Winemaking's new generation
By Wine Atlas, Monday 24 November 2008 :: Wine - Spain :: #172 :: rss
WHEN Jock Tulloch hosted a tasting event to showcase his family's wines this year, he threw a party in Chiang Mai, Thailand, with a DJ, tapas and an upbeat vibe. "I didn't want anything stuffy," says the 31-year-old. "No sit-down dinner, long speeches or overdosing on technical jargon. Wine should be fun."
Jock's childhood friend Lisa McGuigan would thoroughly approve. She describes her Tempus Two wines, with their pewter labels and curvy bottles, as a "fashion accessory". "It's a girl thing," she says, "just like choosing what to wear to dinner. You pick your Prada handbag, but which wine will you take?"
Resort parties and designer labels are a world away from the blokey, grape-stained traditions of Australian winemaking, but Jock and Lisa know that better than most. Despite their 21st-century approach, both can trace their family history to the origins of Australian viticulture. The Tullochs first grew grapes in NSW's Hunter Valley 113 years ago. The McGuigans have been there since the early 1900s, when Owen McGuigan laboured in vineyards metres away from where his great-granddaughter now stages concerts featuring Elton John and Jackson Browne at the Tempus Two winery's 10,000-seat amphitheatre.

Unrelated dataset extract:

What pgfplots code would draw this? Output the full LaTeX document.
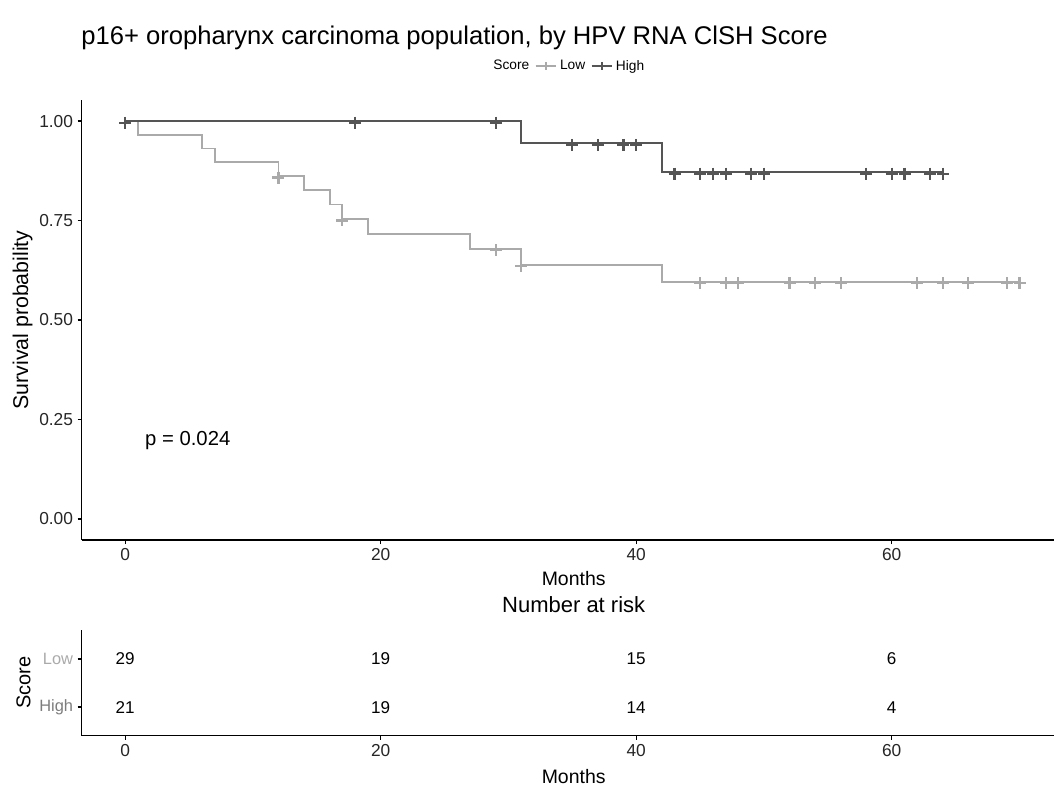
\documentclass[border=0pt]{standalone}
\usepackage{pgfplots}
\pgfplotsset{compat=1.18}
\usepackage{fontspec}
\setmainfont{Liberation Sans}
\definecolor{lowc}{RGB}{170,170,170}
\definecolor{highc}{RGB}{85,85,85}
\definecolor{highlab}{RGB}{125,125,125}
\pgfplotsset{km/.style={
  scale only axis, width=729.2pt,
  xmin=-3.4, xmax=72.7,
  axis x line*=bottom, axis y line*=left,
  axis line style={line width=0.8pt, black},
  xtick pos=bottom, ytick pos=left,
  tick align=outside, major tick length=3pt,
  xtick style={draw=black, line width=1pt},
  ytick style={draw=black, line width=1pt},
  xtick={0,20,40,60},
  /pgf/number format/assume math mode=true,
  xticklabel style={font=\fontsize{13}{15}\selectfont, text=black!85},
  clip=false,
}}
\begin{document}
\begin{tikzpicture}
\useasboundingbox (0,0) rectangle (790.5pt,-589.5pt);
\node[anchor=west, font=\fontsize{19.2}{22}\selectfont] at (57.5pt,-28.5pt) {p16+ oropharynx carcinoma population, by HPV RNA ClSH Score};
\begin{axis}[km,
  at={(61.3pt,-405pt)}, anchor=south west,
  height=330pt,
  ymin=-0.053, ymax=1.053,
  ytick={0,0.25,0.5,0.75,1},
  yticklabels={0.00,0.25,0.50,0.75,1.00},
  yticklabel style={font=\fontsize{13}{15}\selectfont, text=black!85},
  xlabel={Months}, ylabel={Survival probability},
  every axis x label/.style={at={(axis description cs:0.506,-0.0886)}, anchor=center, font=\fontsize{14.6}{17}\selectfont},
  every axis y label/.style={at={(axis description cs:-0.0609,0.5)}, rotate=90, anchor=center, font=\fontsize{16}{19}\selectfont},
  legend style={at={(axis description cs:0.501,1.077)}, anchor=center, draw=none, fill=none,
    legend columns=-1, font=\fontsize{10.3}{12}\selectfont,
    /tikz/every even column/.append style={column sep=2pt},
    inner sep=0pt},
  legend image code/.code={
    \draw[#1, mark=none] (0cm,0cm) -- (0.55cm,0cm);
    \draw[#1, only marks] plot coordinates {(0.275cm,0cm)};
  },
]
\addlegendimage{empty legend}
\addlegendentry{Score}
\addlegendimage{lowc, line width=1.4pt, mark=+, mark size=3.2pt, mark options={line width=1.4pt}}
\addlegendentry{Low}
\addlegendimage{highc, line width=1.4pt, mark=+, mark size=3.2pt, mark options={line width=1.4pt}}
\addlegendentry{High}
% Low score curve
\addplot[const plot, lowc, line width=1.4pt, forget plot] coordinates {
(0,1) (1,0.9655) (6,0.931) (7,0.8966) (12,0.8621) (14,0.8261) (16,0.7902)
(17,0.7543) (19,0.7166) (27,0.6789) (31,0.6389) (42,0.5963) (70,0.5963)};
\addplot[only marks, mark=+, mark size=4.5pt, lowc, mark options={line width=1.6pt, yshift=-1.2pt}, forget plot] coordinates {
(12,0.8621) (17,0.7543) (29,0.6789) (31,0.6389)
(45,0.5963) (47,0.5963) (48,0.5963) (52,0.5963) (54,0.5963) (56,0.5963)
(62,0.5963) (64,0.5963) (66,0.5963) (69,0.5963) (70,0.5963)};
% High score curve
\addplot[const plot, highc, line width=1.4pt, forget plot] coordinates {
(0,1) (31,0.9444) (42,0.8718) (64,0.8718)};
\addplot[only marks, mark=+, mark size=4.5pt, highc, mark options={line width=1.6pt, yshift=-1.2pt}, forget plot] coordinates {
(0,1) (18,1) (29,1)
(35,0.9444) (37,0.9444) (39,0.9444) (40,0.9444)
(43,0.8718) (45,0.8718) (46,0.8718) (47,0.8718) (49,0.8718) (50,0.8718)
(58,0.8718) (60,0.8718) (61,0.8718) (63,0.8718) (64,0.8718)};
\node[anchor=west, font=\fontsize{15.2}{18}\selectfont, inner sep=0pt] at (axis cs:1.55,0.196) {p = 0.024};
\end{axis}
\begin{axis}[km,
  at={(61.3pt,-551.8pt)}, anchor=south west,
  height=79.3pt,
  ymin=0.4, ymax=2.6,
  ytick={1,2},
  yticklabels={\textcolor{highlab}{High},\textcolor{lowc}{Low}},
  yticklabel style={font=\fontsize{12.3}{14}\selectfont},
  xlabel={Months}, ylabel={Score},
  every axis x label/.style={at={(axis description cs:0.506,-0.382)}, anchor=center, inner sep=0pt, font=\fontsize{14.6}{17}\selectfont},
  every axis y label/.style={at={(axis description cs:-0.0599,0.5)}, rotate=90, anchor=center, font=\fontsize{15}{18}\selectfont},
  title={Number at risk},
  title style={at={(axis description cs:0.506,1.161)}, anchor=center, font=\fontsize{16.5}{19}\selectfont},
]
\addplot[only marks, mark=none, nodes near coords, point meta=explicit symbolic,
  every node near coord/.style={anchor=center, font=\fontsize{12.8}{15}\selectfont, text=black,
    text height=9.2pt, text depth=0pt}]
  table[meta=n] {
x y n
0 2 29
20 2 19
40 2 15
60 2 6
0 1 21
20 1 19
40 1 14
60 1 4
};
\end{axis}
\end{tikzpicture}
\end{document}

These two innovators belong to a small but influential "rat pack" of wine family heirs who are transforming winemaking with radical ideas and cutting-edge technology. Their names - Henschke, Tyrrell, Hardy, Seppelt, Scarborough and more - represent the founding fathers of the Australian wine industry. But their modern methods would have astounded those venerable ancestors.
Says Lisa McGuigan, who's a youthful-looking 41, "If I had told my grandfather Perce all this he would have said, 'Why don't you think about a sewing career?' It would have been an alien concept to him. It's out there even for Mum and Dad's generation."